In reply to: Re: nope, no couplers... posted by Catherine Cartwright-Jones on May 11, 2003 at 12:06:00:

: When I was watching Kree in ..... Serious 2000, I think, she had
: couplers, and was using them then ... but ... everyone changes gear
: from time to time.
:
Well, I wasn't there, but I can't imagine why she would mess with her tried-and-true
method, except as a brief experiment. I mean, she even has an elaborate color-
coding system for the different tips!
I was working with Kree in 2000, I worked with her last summer and she was still
using bags taped onto tips - as she used the whole time I was working with her, as
I've always used.
Why would Kree or anyone bring different tips for just one cone and change them in
the middle of a gig? This seems like a very inefficient way to work. The sort of
volume we were handling at Gilded Lilies in 1999 and 2000 especially would not be
possible if we had to stop and screw different tips onto a coupler, and each only had
one cone that kept having to be refilled.
Seriously, there were days where four, five artists worked nine hours solid, heads
down hennaing. Why would we want to make it harder on ourselves?
I've never seen anyone successfully using a coupler. I think Heather or someone was
talking about doing so, but I never saw it in action. A while ago New York Cake folks
talked me into buying one, it was two bucks or something, and didn't hold up to
more than two minutes of hennaing - big mess, everywhere.

: By off the rack, I meant store bought, not hand made.

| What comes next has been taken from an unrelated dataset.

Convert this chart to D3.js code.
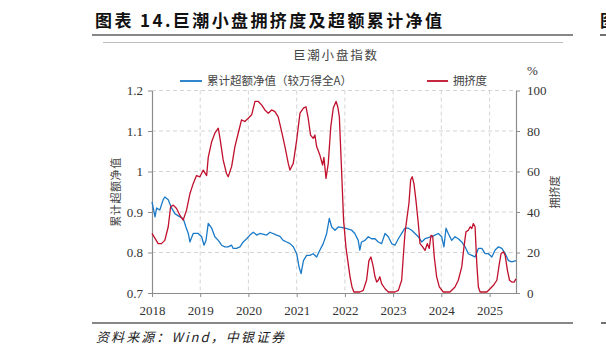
<!DOCTYPE html>
<html><head><meta charset="utf-8">
<script src="https://cdn.jsdelivr.net/npm/d3@7"></script>
<style>
html,body{margin:0;padding:0;background:#fff;}
svg{display:block;}
</style></head>
<body>
<svg id="c" width="606" height="356"></svg>
<script>
// ---------- data ----------
const excessDates = ["2018-01-01","2018-01-24","2018-02-05","2018-03-01","2018-03-26","2018-04-08","2018-05-04","2018-05-29","2018-06-23","2018-07-31","2018-08-25","2018-09-15","2018-10-03","2018-10-15","2018-11-09","2018-12-17","2019-01-12","2019-01-30","2019-02-14","2019-03-03","2019-03-29","2019-04-22","2019-05-18","2019-06-12","2019-07-07","2019-08-01","2019-08-27","2019-09-08","2019-10-03","2019-10-29","2019-11-23","2019-12-19","2020-01-13","2020-02-07","2020-03-04","2020-03-28","2020-05-19","2020-06-13","2020-08-02","2020-08-27","2020-09-21","2020-10-17","2020-11-11","2020-12-06","2021-01-01","2021-01-19","2021-02-03","2021-02-21","2021-03-17","2021-04-11","2021-05-06","2021-06-01","2021-06-26","2021-07-21","2021-08-16","2021-09-05","2021-09-23","2021-10-18","2021-11-12","2022-01-02","2022-02-22","2022-03-17","2022-04-12","2022-04-24","2022-05-07","2022-06-02","2022-06-27","2022-07-22","2022-08-17","2022-09-11","2022-10-06","2022-11-01","2022-11-26","2022-12-21","2023-01-15","2023-02-10","2023-03-07","2023-04-01","2023-04-26","2023-05-22","2023-06-16","2023-07-11","2023-08-06","2023-08-31","2023-10-21","2023-12-10","2024-01-04","2024-01-21","2024-02-06","2024-02-23","2024-03-20","2024-04-14","2024-05-09","2024-06-04","2024-06-29","2024-07-24","2024-08-19","2024-09-13","2024-10-08","2024-11-03","2024-11-28","2024-12-23","2025-01-18","2025-02-12","2025-03-09","2025-04-04","2025-04-29","2025-05-24","2025-06-18","2025-07-20"];
const excessValues = [0.925,0.888,0.91,0.905,0.93,0.937,0.93,0.91,0.896,0.888,0.884,0.863,0.847,0.826,0.847,0.847,0.839,0.818,0.83,0.872,0.86,0.839,0.83,0.818,0.814,0.814,0.818,0.81,0.81,0.814,0.826,0.834,0.843,0.85,0.843,0.847,0.843,0.85,0.843,0.84,0.83,0.826,0.822,0.814,0.797,0.764,0.748,0.78,0.793,0.793,0.797,0.789,0.806,0.822,0.847,0.884,0.863,0.855,0.863,0.86,0.855,0.847,0.83,0.806,0.826,0.83,0.839,0.834,0.834,0.826,0.822,0.847,0.839,0.822,0.818,0.834,0.847,0.86,0.86,0.855,0.847,0.839,0.826,0.834,0.839,0.847,0.839,0.814,0.86,0.847,0.83,0.839,0.834,0.826,0.814,0.797,0.793,0.789,0.81,0.81,0.797,0.797,0.789,0.806,0.814,0.81,0.797,0.78,0.777,0.78];

const crowdDates = ["2018-01-01","2018-01-24","2018-02-17","2018-03-14","2018-04-08","2018-05-04","2018-05-22","2018-06-11","2018-07-06","2018-07-31","2018-08-25","2018-09-20","2018-10-15","2018-11-09","2018-12-04","2018-12-30","2019-01-24","2019-02-19","2019-03-03","2019-03-29","2019-04-22","2019-05-18","2019-05-31","2019-06-24","2019-07-19","2019-08-01","2019-08-27","2019-09-21","2019-10-16","2019-11-10","2019-12-05","2019-12-31","2020-01-26","2020-02-20","2020-03-16","2020-04-10","2020-05-05","2020-05-31","2020-06-25","2020-07-20","2020-08-14","2020-09-09","2020-10-04","2020-10-29","2020-11-11","2020-12-06","2021-01-01","2021-01-26","2021-02-21","2021-03-12","2021-03-29","2021-04-16","2021-05-06","2021-05-19","2021-06-01","2021-06-26","2021-07-16","2021-07-26","2021-08-11","2021-08-28","2021-09-16","2021-10-05","2021-10-26","2021-11-08","2021-11-20","2021-12-06","2021-12-22","2022-01-10","2022-01-25","2022-02-09","2022-02-24","2022-03-10","2022-04-24","2022-05-20","2022-06-14","2022-07-02","2022-07-17","2022-08-04","2022-08-17","2022-08-30","2022-09-11","2022-09-23","2022-10-06","2022-11-01","2022-11-26","2023-01-15","2023-02-10","2023-03-07","2023-03-19","2023-04-01","2023-04-14","2023-05-01","2023-05-14","2023-05-26","2023-06-08","2023-06-23","2023-07-11","2023-07-24","2023-08-13","2023-08-31","2023-09-17","2023-10-02","2023-10-15","2023-10-28","2023-11-09","2023-11-27","2023-12-17","2024-01-16","2024-03-07","2024-04-14","2024-05-09","2024-06-04","2024-06-21","2024-07-06","2024-07-24","2024-08-07","2024-08-19","2024-08-31","2024-09-13","2024-09-26","2024-10-08","2024-10-21","2024-12-11","2025-01-05","2025-01-30","2025-02-25","2025-03-16","2025-03-29","2025-04-16","2025-04-29","2025-05-16","2025-06-01","2025-06-18","2025-07-05","2025-07-20"];
const crowdValues = [29.4,27,24.4,24.4,26,32.7,42.6,43.4,41.7,38.4,36,41,49,54,58,57.4,60.7,58,67,74.7,78.9,81.4,76.4,65.7,59,57.4,62.4,72.3,78.9,85.5,84.7,86.3,88,94.6,94.6,92.9,90.4,88.8,90.4,89.6,87,79.7,72.3,64,60.7,64,75.6,88.8,91.3,92,86.3,78,76.4,78,72.3,68,63.2,67,56.6,64,82,91.3,94.6,92,87,62,36,22,15,8,3,0.5,0.5,1.3,6.3,16,17.8,12.9,8,5.4,6.3,8,4.6,2.1,0.5,0.5,1.3,6.3,17.8,29.4,36,44.2,55.8,57.4,54,45.9,34.3,24.4,22.8,21,24.4,22,28.5,28,17.8,8,3,0.5,0.5,3,6.3,12.9,22.8,30.2,31,32.7,31.8,34.3,32.7,14.5,3,0.5,0.5,2.1,3.8,6.3,14.5,19.5,20.3,18.6,11.2,6.3,5.4,5.4,7];

const yearTicks = ["2018","2019","2020","2021","2022","2023","2024","2025"];
const leftTicks = [0.7,0.8,0.9,1,1.1,1.2];
const leftTickLabels = ["0.7","0.8","0.9","1","1.1","1.2"];
const rightTicks = [0,20,40,60,80,100];

const figTitle = "图表 14.巨潮小盘拥挤度及超额累计净值";
const chartTitle = "巨潮小盘指数";
const seriesNames = ["累计超额净值（较万得全A）","拥挤度"];
const leftAxisTitle = "累计超额净值";
const rightAxisTitle = "拥挤度";
const sourceText = "资料来源：Wind，中银证券";

// ---------- drawing ----------
const svg = d3.select("#c");
const CJK = "'Noto Sans CJK SC','Noto Sans',sans-serif";
const SERIF = "'Liberation Serif','DejaVu Serif',serif";
const BLUE = "#1a7ac8", RED = "#c0102c", AXIS = "#8c8c8c", GRID = "#d4d4d4";

const P = {l:152, r:516, t:90.5, b:293};
const parse = d3.timeParse("%Y-%m-%d");
const x = d3.scaleTime().domain([parse("2018-01-01"), parse("2025-07-20")]).range([P.l, P.r]);
const yL = d3.scaleLinear().domain([0.7,1.2]).range([P.b, P.t]);
const yR = d3.scaleLinear().domain([0,100]).range([P.b, P.t]);

// figure header
svg.append("text").attr("x",95).attr("y",27).text(figTitle)
  .attr("font-family",CJK).attr("font-weight","bold").attr("font-size",17)
  .attr("textLength",347).attr("lengthAdjust","spacing").attr("fill","#111");
svg.append("line").attr("x1",92).attr("x2",573).attr("y1",35).attr("y2",35).attr("stroke","#111").attr("stroke-width",1.2);
svg.append("line").attr("x1",103).attr("x2",563).attr("y1",42.5).attr("y2",42.5).attr("stroke","#bdbdbd").attr("stroke-width",1);
// neighbouring figure fragment at right edge
svg.append("text").attr("x",600).attr("y",27).text("图").attr("font-family",CJK).attr("font-weight","bold").attr("font-size",17).attr("fill","#111");
svg.append("line").attr("x1",600).attr("x2",606).attr("y1",35).attr("y2",35).attr("stroke","#111").attr("stroke-width",1.2);
svg.append("line").attr("x1",601).attr("x2",606).attr("y1",323).attr("y2",323).attr("stroke","#111").attr("stroke-width",1.2);

svg.append("text").attr("x",293).attr("y",60).text(chartTitle)
  .attr("font-family",CJK).attr("font-size",12.5).attr("fill","#444")
  .attr("textLength",84).attr("lengthAdjust","spacing");

// legend
svg.append("line").attr("x1",180).attr("x2",202).attr("y1",81).attr("y2",81).attr("stroke",BLUE).attr("stroke-width",1.8);
svg.append("text").attr("x",207).attr("y",85).text(seriesNames[0]).attr("font-family",CJK).attr("font-size",11.5).attr("fill","#444")
  .attr("textLength",145).attr("lengthAdjust","spacing");
svg.append("line").attr("x1",427).attr("x2",448).attr("y1",81).attr("y2",81).attr("stroke",RED).attr("stroke-width",1.8);
svg.append("text").attr("x",453).attr("y",85).text(seriesNames[1]).attr("font-family",CJK).attr("font-size",11.5).attr("fill","#444")
  .attr("textLength",34).attr("lengthAdjust","spacing");
svg.append("text").attr("x",527).attr("y",75).text("%").attr("font-family",SERIF).attr("font-size",13).attr("fill","#333");

// grid
const g = svg.append("g");
g.selectAll("line.h").data(leftTicks.slice(1)).join("line")
  .attr("x1",P.l).attr("x2",P.r).attr("y1",d=>yL(d)).attr("y2",d=>yL(d))
  .attr("stroke",GRID).attr("stroke-dasharray","4,3").attr("stroke-width",1);
g.selectAll("line.v").data(yearTicks.slice(1)).join("line")
  .attr("x1",d=>x(parse(d+"-01-01"))).attr("x2",d=>x(parse(d+"-01-01")))
  .attr("y1",P.t).attr("y2",P.b)
  .attr("stroke",GRID).attr("stroke-dasharray","4,3").attr("stroke-width",1);

// axes
function styleAxis(sel){
  sel.selectAll("path.domain").attr("stroke",AXIS).attr("stroke-width",1.2);
  sel.selectAll(".tick line").attr("stroke",AXIS);
  sel.selectAll(".tick text").attr("font-family",SERIF).attr("font-size",13).attr("fill","#333");
}
const ax = svg.append("g").attr("transform",`translate(0,${P.b})`)
  .call(d3.axisBottom(x).tickValues(yearTicks.map(d=>parse(d+"-01-01"))).tickFormat((d,i)=>yearTicks[i]).tickSize(4).tickSizeOuter(0).tickPadding(6));
styleAxis(ax);
ax.selectAll(".tick text").attr("dy","0.95em");
const al = svg.append("g").attr("transform",`translate(${P.l},0)`)
  .call(d3.axisLeft(yL).tickValues(leftTicks).tickFormat((d,i)=>leftTickLabels[i]).tickSize(4).tickSizeOuter(0).tickPadding(5));
styleAxis(al);
const ar = svg.append("g").attr("transform",`translate(${P.r},0)`)
  .call(d3.axisRight(yR).tickValues(rightTicks).tickFormat(d3.format("d")).tickSize(4).tickSizeOuter(0).tickPadding(7));
styleAxis(ar);

// axis titles
svg.append("text").attr("transform","translate(120,192) rotate(-90)").attr("text-anchor","middle")
  .text(leftAxisTitle).attr("font-family",CJK).attr("font-size",11).attr("fill","#444")
  .attr("letter-spacing",0.6);
svg.append("text").attr("transform","translate(559,192) rotate(-90)").attr("text-anchor","middle")
  .text(rightAxisTitle).attr("font-family",CJK).attr("font-size",11).attr("fill","#444");

// series
const excess = excessDates.map((d,i)=>({d:parse(d), v:excessValues[i]}));
const crowd = crowdDates.map((d,i)=>({d:parse(d), v:crowdValues[i]}));
svg.append("path").datum(excess)
  .attr("d", d3.line().x(p=>x(p.d)).y(p=>yL(p.v)))
  .attr("fill","none").attr("stroke",BLUE).attr("stroke-width",1.3).attr("stroke-linejoin","round");
svg.append("path").datum(crowd)
  .attr("d", d3.line().x(p=>x(p.d)).y(p=>yR(p.v)))
  .attr("fill","none").attr("stroke",RED).attr("stroke-width",1.3).attr("stroke-linejoin","round");

// footer
svg.append("line").attr("x1",92).attr("x2",573).attr("y1",323).attr("y2",323).attr("stroke","#111").attr("stroke-width",1.2);
svg.append("text").attr("x",96).attr("y",342).text(sourceText)
  .attr("font-family",CJK).attr("font-style","italic").attr("font-size",13).attr("fill","#222")
  .attr("textLength",188).attr("lengthAdjust","spacing");
</script>
</body></html>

I don't think Kree or any of the GL artists, myself included, have time to make our
own metal pastry tips! ; ) I wouldn't even know where to begin doing so!

Anyway ... I've
: got Kree's finest Marpol next to my 00 under the microscope here ..
: and ... the orofice is precisely the same diameter. The Marpols are
: longer (differently dimensioned)than what I've got, but the orofice is
: the same.

I think this is true...though i have a British one now that seems smaller even than
that, or maybe it's the fact that it's a finer-machined piece of metal. They're
expensive, but easier to clean and more rust-resistant.